Polska jest obecnie zobligowana do równego traktowania podmiotów z państw członkowskich Unii Europejskiej. Problem stanowi w tym wypadku kapitał amerykański. Nieporadne próby jego rozwiązania ze strony rządzących, jak na przykład właśnie lex TVN, wywołały jedynie kryzys dyplomatyczny w relacjach ze Stanami Zjednoczonymi.

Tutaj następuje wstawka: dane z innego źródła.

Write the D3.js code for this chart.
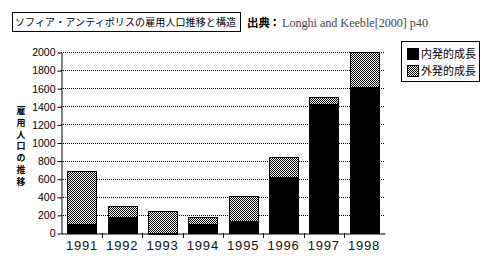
<!DOCTYPE html>
<html>
<head>
<meta charset="UTF-8">
<title>雇用人口推移</title>
<script src="https://cdn.jsdelivr.net/npm/d3@7"></script>
<style>
  body { margin: 0; background: #fff; }
  text { font-family: "Liberation Sans", "DejaVu Sans", sans-serif; }
  .jp { font-family: "Noto Sans CJK JP", sans-serif; }
</style>
</head>
<body>
<svg id="chart"></svg>
<script>
var years = ["1991", "1992", "1993", "1994", "1995", "1996", "1997", "1998"];
var inner = [100, 180, -10, 100, 130, 620, 1420, 1610];   // 内発的成長
var outer = [580, 120, 240, 80, 280, 220, 80, 390];      // 外発的成長
var yTicks = [0, 200, 400, 600, 800, 1000, 1200, 1400, 1600, 1800, 2000];
var legendLabels = ["内発的成長", "外発的成長"];

var w = 488, h = 259;
var svg = d3.select("#chart").attr("width", w).attr("height", h);

var defs = svg.append("defs");
var pat = defs.append("pattern").attr("id", "dots")
    .attr("width", 2).attr("height", 2).attr("patternUnits", "userSpaceOnUse");
pat.append("rect").attr("width", 2).attr("height", 2).attr("fill", "#fff");
pat.append("rect").attr("x", 0).attr("y", 0).attr("width", 1).attr("height", 1).attr("fill", "#000");
pat.append("rect").attr("x", 1).attr("y", 1).attr("width", 1).attr("height", 1).attr("fill", "#000");

var rows = years.map(function (y, i) { return {year: y, inner: inner[i], outer: outer[i]}; });

var x = d3.scaleBand().domain(years).range([61, 385]).paddingInner(0.28).paddingOuter(0.16);
var y = d3.scaleLinear().domain([0, 2000]).range([233, 52]);

// gridlines
svg.append("g").selectAll("line").data(yTicks.filter(function (d) { return d > 0; }))
    .enter().append("line")
    .attr("x1", 61).attr("x2", 385)
    .attr("y1", function (d) { return Math.round(y(d)) + 0.5; })
    .attr("y2", function (d) { return Math.round(y(d)) + 0.5; })
    .attr("stroke", "#000").attr("stroke-dasharray", "1,1");

// stacked bars
var series = d3.stack().keys(["inner", "outer"]).offset(d3.stackOffsetDiverging)(rows);
var fills = {inner: "#000", outer: "url(#dots)"};
svg.append("g").selectAll("g").data(series).enter().append("g")
    .attr("fill", function (s) { return fills[s.key]; })
    .selectAll("rect").data(function (s) { return s; }).enter().append("rect")
    .attr("x", function (d) { return Math.round(x(d.data.year)) + 0.5; })
    .attr("width", Math.round(x.bandwidth()))
    .attr("y", function (d) { return Math.round(y(Math.max(d[0], d[1]))) + 0.5; })
    .attr("height", function (d) { return Math.abs(Math.round(y(d[0])) - Math.round(y(d[1]))); })
    .attr("stroke", "#000").attr("stroke-width", 1);

// y axis
var yAxis = svg.append("g").attr("transform", "translate(61.5,0.5)")
    .call(d3.axisLeft(y).tickValues(yTicks).tickFormat(d3.format("d"))
        .tickSize(4).tickPadding(2).tickSizeOuter(0));
yAxis.selectAll("text").attr("font-size", 10.5).attr("fill", "#000");
yAxis.selectAll("line,path").attr("stroke", "#000");

// x axis
var xAxis = svg.append("g").attr("transform", "translate(0,233.5)")
    .call(d3.axisBottom(x).tickSize(0).tickPadding(7).tickSizeOuter(0));
xAxis.select("path").attr("stroke", "#000");
xAxis.selectAll("text").attr("font-size", 13).attr("fill", "#111").attr("letter-spacing", "0.8");
var step = x.step();
svg.append("g").selectAll("line").data(years.slice(1)).enter().append("line")
    .attr("x1", function (d) { return Math.round(x(d) - step * x.paddingInner() / 2) + 0.5; })
    .attr("x2", function (d) { return Math.round(x(d) - step * x.paddingInner() / 2) + 0.5; })
    .attr("y1", 233).attr("y2", 238).attr("stroke", "#000");

// y title, vertical
var yTitle = "雇用人口の推移".split("");
svg.append("g").selectAll("text").data(yTitle).enter().append("text")
    .attr("class", "jp")
    .attr("x", 21).attr("y", function (d, i) { return 114 + i * 11.8; })
    .attr("text-anchor", "middle").attr("font-size", 9).attr("font-weight", "bold")
    .text(function (d) { return d; });

// title box
svg.append("rect").attr("x", 12.5).attr("y", 12.5).attr("width", 228).attr("height", 19)
    .attr("fill", "none").attr("stroke", "#000");
svg.append("text").attr("class", "jp").attr("x", 15).attr("y", 26)
    .attr("font-size", 10).attr("textLength", 221)
    .text("ソフィア・アンティポリスの雇用人口推移と構造");

// source
svg.append("text").attr("class", "jp").attr("x", 247).attr("y", 27)
    .attr("font-size", 11.5).attr("font-weight", "bold").text("出典");
svg.append("text").attr("class", "jp").attr("x", 269).attr("y", 27)
    .attr("font-size", 11.5).attr("font-weight", "bold").text("：");
svg.append("text").attr("x", 282).attr("y", 27).attr("font-size", 12.2)
    .attr("fill", "#444").style("font-family", "'Liberation Serif', serif")
    .attr("textLength", 146)
    .text("Longhi and Keeble[2000] p40");

// legend
svg.append("rect").attr("x", 401.5).attr("y", 41.5).attr("width", 78).attr("height", 40)
    .attr("fill", "#fff").attr("stroke", "#000");
var lg = svg.append("g").selectAll("g").data(legendLabels).enter().append("g")
    .attr("transform", function (d, i) { return "translate(407," + (48 + i * 17) + ")"; });
lg.append("rect").attr("x", 0.5).attr("y", 0.5).attr("width", 11).attr("height", 11)
    .attr("fill", function (d, i) { return i === 0 ? "#000" : "url(#dots)"; })
    .attr("stroke", "#000");
lg.append("text").attr("class", "jp").attr("x", 14).attr("y", 10)
    .attr("font-size", 11).text(function (d) { return d; });
</script>
</body>
</html>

Całe zamieszanie wokół koncesji dla TVN24 wystawia smutne świadectwo naszemu państwu i jego organom
Warto przypomnieć, że Polskę i USA wiąże traktat handlowy przewidujący równe traktowanie przedsiębiorstw drugiej strony. Obejmuje on także rynek medialny – zastosowane w traktacie wyłączenie dotyczy jedynie dostosowania polskiego prawa do przepisów obowiązujących w Unii Europejskiej. Co ważne: traktat ratyfikowano w formie ustawy. Ma więc pierwszeństwo przed „zwykłą” ustawą medialną.
Teoretycznie TVN24 uzyskał holenderską licencję zupełnie niepotrzebnie – wszak obowiązujące prawo stoi po jego stronie. Nie sposób jednak nie zauważyć wyraźnego braku zaufania co do intencji polskich organów i do praworządności w naszym kraju jako takiej. W końcu istnienie wspomnianego traktatu zarówno KRRiT, jak i rządzący, zwyczajnie ignorują.
Sam TVN najwyraźniej nie uwierzył też w deklaracje posła Marka Suskiego. Zapowiedział on złożenie w Senacie bardzo szczególnych poprawek do Lex TVN. Z sejmowej mównicy stwierdził:
Zgłosimy w Senacie poprawkę do tzw. ustawy medialnej; chodzi o to, aby nadawcy, którzy mają koncesje satelitarne, nie musieli spełniać wymogu 49 proc. kapitału spoza Europejskiego Obszaru Gospodarczego, byście nie mówili, że chcemy likwidować TVN24.
Taka poprawka likwiduje właściwie jedyny sens wprowadzenia lex TVN do polskiego porządku prawnego. Między bajki można włożyć słowa o kartelach narkotykowych kupujących polską telewizję. Mało prawdopodobnym jest także, by polskim rynkiem medialnym zainteresował się kapitał z rejonu Zatoki Perskiej. Nie wiadomo też właściwie, dlaczego ten miałby być w Polsce jakoś szczególnie niemile widziany.
Osobną kwestię stanowi Rosja. Tym niemniej, z pewnością można było rozwiązać całą sprawę bez osłabiania polskiej pozycji na arenie międzynarodowej i rozmaitych sugestii przejęcia TVN przez siły sprzyjające obozowi rządzącemu.